If you believe that about yourself, then it might not be any wonder why you can’t open the door to someone else. Because you don’t want someone else to hate you too.
And maybe they will. Yeah I know, after that little buildup you might have expected me to lead in with the fact that they might not. But the truth is that people can be pretty horrible. Sometimes people really don’t understand. Sometimes the same people can listen one minute and then be hateful the next.
But not everyone you meet is like that bad experience that you carry inside of your heart.
It is not good for man to be alone. And we have been so blessed with so many great people in our worlds. Our friends, neighbours, employers, employees. Our wives, husbands, children, parents, uncles and aunties. Our pastors, teachers, leaders.
And I know that sometimes you can feel tempted to blame the world for what it did to you. And you may be fully justified in doing so.
But also recognize that it is you who holds the key to your own heart.
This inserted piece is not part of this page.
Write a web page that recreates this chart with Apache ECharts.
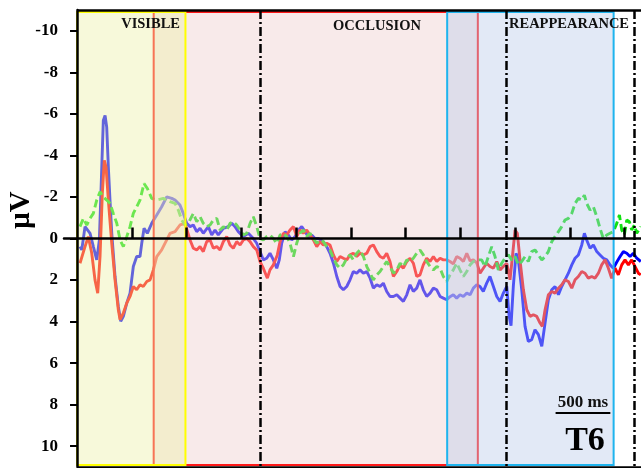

You are the one who decides who comes in and who doesn’t. No one forced themselves into your life – you let them in. And you are also the one who may be keeping people out.
And perhaps you are actually alone by your own choice.
One of my favourite things about sharing relationship with God is I have someone in my life who knows everything about me. He sees the good, the bad and the ugly.
And He is still in relationship with me, through the choice of both of us. What a helpful foundation for life.
Even so, no matter what relationship we’re talking about, the choice to be open or closed to others is yours. I hope you find the freedom that your heart longs for and that you are able to let the right ones in.